Task brief. All lines below must be repeated exactly, with the pictures omitted.
____ Data excerpt
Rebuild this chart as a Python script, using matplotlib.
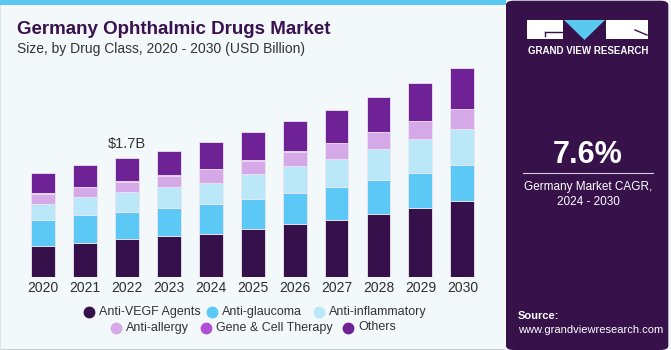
import numpy as np
import matplotlib
matplotlib.use("Agg")
import matplotlib.pyplot as plt
from matplotlib.patches import Rectangle, Polygon, FancyBboxPatch
from matplotlib.lines import Line2D
from matplotlib.colors import LinearSegmentedColormap

# -----------------------------
# Data (USD Billion)
# -----------------------------
years = ["2020", "2021", "2022", "2023", "2024", "2025", "2026", "2027", "2028", "2029", "2030"]
anti_vegf = [0.45, 0.49, 0.54, 0.58, 0.62, 0.68, 0.76, 0.81, 0.90, 0.99, 1.08]
anti_glaucoma = [0.37, 0.39, 0.39, 0.40, 0.42, 0.43, 0.44, 0.47, 0.49, 0.50, 0.52]
anti_inflammatory = [0.23, 0.26, 0.28, 0.30, 0.31, 0.36, 0.38, 0.41, 0.44, 0.48, 0.52]
anti_allergy = [0.14, 0.14, 0.15, 0.17, 0.19, 0.19, 0.21, 0.22, 0.24, 0.26, 0.28]
gene_cell = [0.005, 0.005, 0.005, 0.005, 0.005, 0.005, 0.005, 0.005, 0.005, 0.005, 0.005]
others = [0.29, 0.31, 0.34, 0.35, 0.38, 0.40, 0.43, 0.47, 0.50, 0.54, 0.58]

series = [
    ("Anti-VEGF Agents", anti_vegf, "#35104a"),
    ("Anti-glaucoma", anti_glaucoma, "#5bc8f5"),
    ("Anti-inflammatory", anti_inflammatory, "#bae8f8"),
    ("Anti-allergy", anti_allergy, "#d5a8e8"),
    ("Gene & Cell Therapy", gene_cell, "#b04fd6"),
    ("Others", others, "#6f2196"),
]

plt.rcParams["font.family"] = ["Liberation Sans", "DejaVu Sans"]

W, H = 671, 350
bg = "#f3f8fb"
dark = "#36114a"

fig = plt.figure(figsize=(W / 100, H / 100), dpi=100)
fig.patch.set_facecolor(bg)

def fx(px):
    return px / W

def fy(py):
    return 1 - py / H

# -----------------------------
# Frame pieces
# -----------------------------
fig.add_artist(Rectangle((0, fy(5)), fx(506), 5 / H, transform=fig.transFigure,
                         color="#5bc8f0", lw=0))
fig.add_artist(Rectangle((0, 0), fx(506), 1.5 / H, transform=fig.transFigure,
                         color="#c9ccd0", lw=0))
fig.add_artist(Rectangle((0, 0), 1.2 / W, fy(5), transform=fig.transFigure,
                         color="#dfe3e6", lw=0))

# -----------------------------
# Bars
# -----------------------------
ax = fig.add_axes([fx(22), fy(277), fx(483.3 - 22), (277 - 60) / H])
ax.set_facecolor("none")
x = np.arange(len(years))
bottom = np.zeros(len(years))
for name, vals, col in series:
    ax.bar(x, vals, bottom=bottom, width=0.57, color=col, edgecolor="#ece4f2",
           linewidth=0.6)
    bottom += np.array(vals)

ax.set_xlim(-0.5, len(years) - 0.5)
ax.set_ylim(0, 217 / 70)
ax.set_xticks(x)
ax.set_xticklabels(years, fontsize=10, color="#2e2e2e")
ax.tick_params(axis="x", length=0, pad=3)
ax.set_yticks([])
for s in ax.spines.values():
    s.set_visible(False)

ax.text(2, bottom[2] + 0.1, "$1.7B", ha="center", va="bottom", fontsize=10.5,
        color="#333333")

# -----------------------------
# Titles
# -----------------------------
fig.text(fx(17), fy(30), "Germany Ophthalmic Drugs Market", fontsize=13.5,
         fontweight="bold", color="#3a1150", va="center")
fig.text(fx(17), fy(49), "Size, by Drug Class, 2020 - 2030 (USD Billion)",
         fontsize=10, color="#333333", va="center")

# -----------------------------
# Legend (two centred rows)
# -----------------------------
legend_rows = [(312, [89, 212, 319]), (327.5, [116, 206, 348])]
k = 0
for ry, xs in legend_rows:
    for mx in xs:
        name, _, col = series[k]
        fig.add_artist(Line2D([fx(mx)], [fy(ry)], marker="o", markersize=7.5, ls="",
                              markerfacecolor=col, markeredgecolor=col,
                              transform=fig.transFigure))
        fig.text(fx(mx + 10), fy(ry), name, fontsize=9, color="#333333",
                 va="center", ha="left")
        k += 1

# -----------------------------
# Right panel
# -----------------------------
fig.add_artist(FancyBboxPatch((fx(506), 0), fx(671 - 506) - 0.004, 1 - 0.002,
                              boxstyle="round,pad=0,rounding_size=0.012",
                              transform=fig.transFigure, color=dark, lw=0))

# soft lightening band above the grid
sax = fig.add_axes([fx(507), fy(283), fx(671 - 510), (283 - 255) / H])
sax.imshow(np.linspace(1, 0, 50)[:, None], aspect="auto",
           cmap=LinearSegmentedColormap.from_list("s", [dark, "#3e2462"]),
           extent=[0, 1, 0, 1])
sax.axis("off")

# grid texture at the bottom of the panel
gax = fig.add_axes([fx(507), fy(348), fx(671 - 510), (348 - 283) / H])
grad = np.linspace(0, 1, 100)[:, None] ** 1.3
gax.imshow(grad, aspect="auto", cmap=LinearSegmentedColormap.from_list(
    "g", ["#4a3a74", "#4a6aa6", "#56b4e2"]), extent=[0, 1, 0, 1], origin="upper")
for k in np.linspace(-0.6, 1.6, 34):
    gax.plot([0.5 + (k - 0.5) * 0.55, k], [1, 0], color="white", alpha=0.12, lw=0.5)
for k in 1 - np.linspace(0, 1, 10) ** 1.5:
    gax.axhline(k, color="white", alpha=0.12, lw=0.5)
gax.set_xlim(0, 1)
gax.set_ylim(0, 1)
gax.axis("off")

# logo
fig.add_artist(Rectangle((fx(527), fy(39)), fx(36), 19 / H, transform=fig.transFigure,
                         color="white", lw=0))
fig.add_artist(Rectangle((fx(606), fy(39)), fx(42), 19 / H, transform=fig.transFigure,
                         color="white", lw=0))
fig.add_artist(Polygon([(fx(564), fy(20)), (fx(605), fy(20)), (fx(584.5), fy(40))],
                       closed=True, transform=fig.transFigure, color="#5bc8f0", lw=0))
fig.add_artist(Line2D([fx(545), fx(562)], [fy(32), fy(32)], transform=fig.transFigure,
                      color=dark, lw=1))
fig.add_artist(Line2D([fx(545), fx(545)], [fy(32), fy(36)], transform=fig.transFigure,
                      color=dark, lw=1))
fig.add_artist(Line2D([fx(635), fx(647)], [fy(30), fy(35)], transform=fig.transFigure,
                      color=dark, lw=1))
fig.text(fx(588), fy(51), "GRAND VIEW RESEARCH", fontsize=7, color="white",
         ha="center", va="center", fontweight="bold")

fig.text(fx(588), fy(155), "7.6%", fontsize=22, color="white", ha="center",
         va="center", fontweight="bold")
fig.add_artist(Line2D([fx(523), fx(653)], [fy(173), fy(173)], transform=fig.transFigure,
                      color="#d8cce0", lw=0.8))
fig.text(fx(588), fy(187), "Germany Market CAGR,", fontsize=8.5, color="white",
         ha="center", va="center")
fig.text(fx(588), fy(202), "2024 - 2030", fontsize=8.5, color="white",
         ha="center", va="center")

fig.text(fx(518), fy(316), "Source:", fontsize=8, color="white", va="center",
         fontweight="bold")
fig.text(fx(518), fy(330), "www.grandviewresearch.com", fontsize=8, color="white",
         va="center")

fig.savefig("out.png", dpi=100, facecolor=fig.get_facecolor())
________
Answer below.
Rebuild this chart as a Python script, using matplotlib.
import numpy as np
import matplotlib
matplotlib.use("Agg")
import matplotlib.pyplot as plt
from matplotlib.patches import Rectangle, Polygon, FancyBboxPatch
from matplotlib.lines import Line2D
from matplotlib.colors import LinearSegmentedColormap

# -----------------------------
# Data (USD Billion)
# -----------------------------
years = ["2020", "2021", "2022", "2023", "2024", "2025", "2026", "2027", "2028", "2029", "2030"]
anti_vegf = [0.45, 0.49, 0.54, 0.58, 0.62, 0.68, 0.76, 0.81, 0.90, 0.99, 1.08]
anti_glaucoma = [0.37, 0.39, 0.39, 0.40, 0.42, 0.43, 0.44, 0.47, 0.49, 0.50, 0.52]
anti_inflammatory = [0.23, 0.26, 0.28, 0.30, 0.31, 0.36, 0.38, 0.41, 0.44, 0.48, 0.52]
anti_allergy = [0.14, 0.14, 0.15, 0.17, 0.19, 0.19, 0.21, 0.22, 0.24, 0.26, 0.28]
gene_cell = [0.005, 0.005, 0.005, 0.005, 0.005, 0.005, 0.005, 0.005, 0.005, 0.005, 0.005]
others = [0.29, 0.31, 0.34, 0.35, 0.38, 0.40, 0.43, 0.47, 0.50, 0.54, 0.58]

series = [
    ("Anti-VEGF Agents", anti_vegf, "#35104a"),
    ("Anti-glaucoma", anti_glaucoma, "#5bc8f5"),
    ("Anti-inflammatory", anti_inflammatory, "#bae8f8"),
    ("Anti-allergy", anti_allergy, "#d5a8e8"),
    ("Gene & Cell Therapy", gene_cell, "#b04fd6"),
    ("Others", others, "#6f2196"),
]

plt.rcParams["font.family"] = ["Liberation Sans", "DejaVu Sans"]

W, H = 671, 350
bg = "#f3f8fb"
dark = "#36114a"

fig = plt.figure(figsize=(W / 100, H / 100), dpi=100)
fig.patch.set_facecolor(bg)

def fx(px):
    return px / W

def fy(py):
    return 1 - py / H

# -----------------------------
# Frame pieces
# -----------------------------
fig.add_artist(Rectangle((0, fy(5)), fx(506), 5 / H, transform=fig.transFigure,
                         color="#5bc8f0", lw=0))
fig.add_artist(Rectangle((0, 0), fx(506), 1.5 / H, transform=fig.transFigure,
                         color="#c9ccd0", lw=0))
fig.add_artist(Rectangle((0, 0), 1.2 / W, fy(5), transform=fig.transFigure,
                         color="#dfe3e6", lw=0))

# -----------------------------
# Bars
# -----------------------------
ax = fig.add_axes([fx(22), fy(277), fx(483.3 - 22), (277 - 60) / H])
ax.set_facecolor("none")
x = np.arange(len(years))
bottom = np.zeros(len(years))
for name, vals, col in series:
    ax.bar(x, vals, bottom=bottom, width=0.57, color=col, edgecolor="#ece4f2",
           linewidth=0.6)
    bottom += np.array(vals)

ax.set_xlim(-0.5, len(years) - 0.5)
ax.set_ylim(0, 217 / 70)
ax.set_xticks(x)
ax.set_xticklabels(years, fontsize=10, color="#2e2e2e")
ax.tick_params(axis="x", length=0, pad=3)
ax.set_yticks([])
for s in ax.spines.values():
    s.set_visible(False)

ax.text(2, bottom[2] + 0.1, "$1.7B", ha="center", va="bottom", fontsize=10.5,
        color="#333333")

# -----------------------------
# Titles
# -----------------------------
fig.text(fx(17), fy(30), "Germany Ophthalmic Drugs Market", fontsize=13.5,
         fontweight="bold", color="#3a1150", va="center")
fig.text(fx(17), fy(49), "Size, by Drug Class, 2020 - 2030 (USD Billion)",
         fontsize=10, color="#333333", va="center")

# -----------------------------
# Legend (two centred rows)
# -----------------------------
legend_rows = [(312, [89, 212, 319]), (327.5, [116, 206, 348])]
k = 0
for ry, xs in legend_rows:
    for mx in xs:
        name, _, col = series[k]
        fig.add_artist(Line2D([fx(mx)], [fy(ry)], marker="o", markersize=7.5, ls="",
                              markerfacecolor=col, markeredgecolor=col,
                              transform=fig.transFigure))
        fig.text(fx(mx + 10), fy(ry), name, fontsize=9, color="#333333",
                 va="center", ha="left")
        k += 1

# -----------------------------
# Right panel
# -----------------------------
fig.add_artist(FancyBboxPatch((fx(506), 0), fx(671 - 506) - 0.004, 1 - 0.002,
                              boxstyle="round,pad=0,rounding_size=0.012",
                              transform=fig.transFigure, color=dark, lw=0))

# soft lightening band above the grid
sax = fig.add_axes([fx(507), fy(283), fx(671 - 510), (283 - 255) / H])
sax.imshow(np.linspace(1, 0, 50)[:, None], aspect="auto",
           cmap=LinearSegmentedColormap.from_list("s", [dark, "#3e2462"]),
           extent=[0, 1, 0, 1])
sax.axis("off")

# grid texture at the bottom of the panel
gax = fig.add_axes([fx(507), fy(348), fx(671 - 510), (348 - 283) / H])
grad = np.linspace(0, 1, 100)[:, None] ** 1.3
gax.imshow(grad, aspect="auto", cmap=LinearSegmentedColormap.from_list(
    "g", ["#4a3a74", "#4a6aa6", "#56b4e2"]), extent=[0, 1, 0, 1], origin="upper")
for k in np.linspace(-0.6, 1.6, 34):
    gax.plot([0.5 + (k - 0.5) * 0.55, k], [1, 0], color="white", alpha=0.12, lw=0.5)
for k in 1 - np.linspace(0, 1, 10) ** 1.5:
    gax.axhline(k, color="white", alpha=0.12, lw=0.5)
gax.set_xlim(0, 1)
gax.set_ylim(0, 1)
gax.axis("off")

# logo
fig.add_artist(Rectangle((fx(527), fy(39)), fx(36), 19 / H, transform=fig.transFigure,
                         color="white", lw=0))
fig.add_artist(Rectangle((fx(606), fy(39)), fx(42), 19 / H, transform=fig.transFigure,
                         color="white", lw=0))
fig.add_artist(Polygon([(fx(564), fy(20)), (fx(605), fy(20)), (fx(584.5), fy(40))],
                       closed=True, transform=fig.transFigure, color="#5bc8f0", lw=0))
fig.add_artist(Line2D([fx(545), fx(562)], [fy(32), fy(32)], transform=fig.transFigure,
                      color=dark, lw=1))
fig.add_artist(Line2D([fx(545), fx(545)], [fy(32), fy(36)], transform=fig.transFigure,
                      color=dark, lw=1))
fig.add_artist(Line2D([fx(635), fx(647)], [fy(30), fy(35)], transform=fig.transFigure,
                      color=dark, lw=1))
fig.text(fx(588), fy(51), "GRAND VIEW RESEARCH", fontsize=7, color="white",
         ha="center", va="center", fontweight="bold")

fig.text(fx(588), fy(155), "7.6%", fontsize=22, color="white", ha="center",
         va="center", fontweight="bold")
fig.add_artist(Line2D([fx(523), fx(653)], [fy(173), fy(173)], transform=fig.transFigure,
                      color="#d8cce0", lw=0.8))
fig.text(fx(588), fy(187), "Germany Market CAGR,", fontsize=8.5, color="white",
         ha="center", va="center")
fig.text(fx(588), fy(202), "2024 - 2030", fontsize=8.5, color="white",
         ha="center", va="center")

fig.text(fx(518), fy(316), "Source:", fontsize=8, color="white", va="center",
         fontweight="bold")
fig.text(fx(518), fy(330), "www.grandviewresearch.com", fontsize=8, color="white",
         va="center")

fig.savefig("out.png", dpi=100, facecolor=fig.get_facecolor())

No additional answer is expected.